When I teach R to beginners, Rseek gets mentioned in lesson one. It is absolutely fundamental to R usage. So I don’t believe that finding the right function to use is a big problem in R either, except to new users who don’t know about Rseek.

The thing is, there’s a way to fix that. Rseek, as far as I know, is entirely run by Sasha Goodman right now. If he gets hit by a bus, several million R users are going to be stuck. This is a big vulnerability to R, and I think it’s time that Rseek became an official R project.

I should also mention that R has other built-in ways of finding functions beyond `??`

, and as Pete linked to, Pat Burns’ guide to them is excellent.

## Concept-level documentation

Pete’s final complaint was that there is a lack of concept-level documentation. That is, how do you string several functions together to achieve a task?

Actually, there is a lot of concept-level documentation around; it just comes in many forms, and you have to learn what those forms are.

`demo()`

brings up a list of demonstrations of how to do particular tasks. This command appears in the startup text when R loads, so there is no excuse for not knowing about it. There are only 16 of them though, so I think that these are worth revisiting for expansion.

`browseVignettes()`

brings up a list of vignettes. These are short documents on a particular task. Many packages have them, and it is a good idea to read them when you start using new package.

The base-R packages, other than `grid`

and `Matrix`

, aren’t well represented with vignettes. Much of the content that would have gone into vignettes appears in the manual Introduction to R, but there is definite room for improvement. For example, a vignette on subsetting or basic plotting might stave off a few questions to the r-help mailing list.

Another point to remember is that R-core only consists of 20 people (and I’m not sure how many of those are still actively working on R), so much of the how-to documentation has been created by the users.

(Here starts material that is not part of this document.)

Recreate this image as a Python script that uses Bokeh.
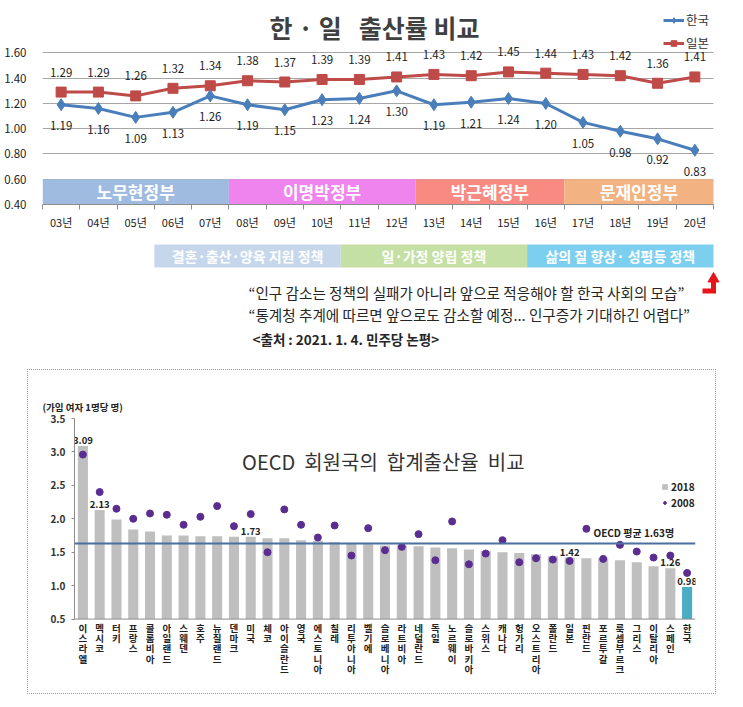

There are a ridiculous number of free resources available; just take a look at the Stack Overflow R Tag Info page.

## tl;dr

- R’s function level documentation is mostly very good. There are a few “see also”s missing, and some of the examples could be improved.
- The built-in facilities to find a function aren’t usually as successful as searching on Rseek. I think Rseek ought to be an official R project.
- Concept-level documentation is covered by demos and vignettes, though I think there should be a few more of these in base-R.

Update: Andrie de Vries tweeted me to say that Google has gotten better at returning R-related content, so searching for `[r] "identity matrix"`

returns what you want, and in fact `r "identity matrix"`

does too.

## Improving base-R examples

Earlier today I saw the hundred bazillionth question about how to use the `paste`

function. My initial response was “take a look at example(paste) to see how it works”.

Then I looked at `example(paste)`

, and it turns out that it’s not very good at all. There isn’t even an example of how to use the `collapse`

argument. Considering that `paste`

is one of the first functions that beginners come across, as well as being a little bit tricky (getting to understand the difference between the `sep`

and `collapse`

arguments takes a bit of thinking about when you are new), this seems like a big oversight.

I’ve submitted this as a bug, with a suggested improvement to the examples. Fingers crossed that R-core will accept the update, or something like it.

It got me thinking though, how many other base functions could do with better examples? I had a quick look at some common functions that beginners seems to get confused with, and the following all have fairly bad example sections:

In base: `browser`

, `get`

, `seq`

In stats: `formula`

, `lm`

, `runif`

, `t.test`

In graphics: `plot`

In utils: `download.file`

, `read.table`

If you have half an hour spare, have a go at writing a better example page for one of these functions, or any other function in the base distribution, then submit it to the bug tracker. (If you aren’t sure that your examples are good enough, or you need advice, try posting what you have on r-devel before submitting a bug report. Dealing with bug reports takes up valuable R-core time, so you need to be sure of quality first.)

This seems like a really easy way to make R more accessible for beginners.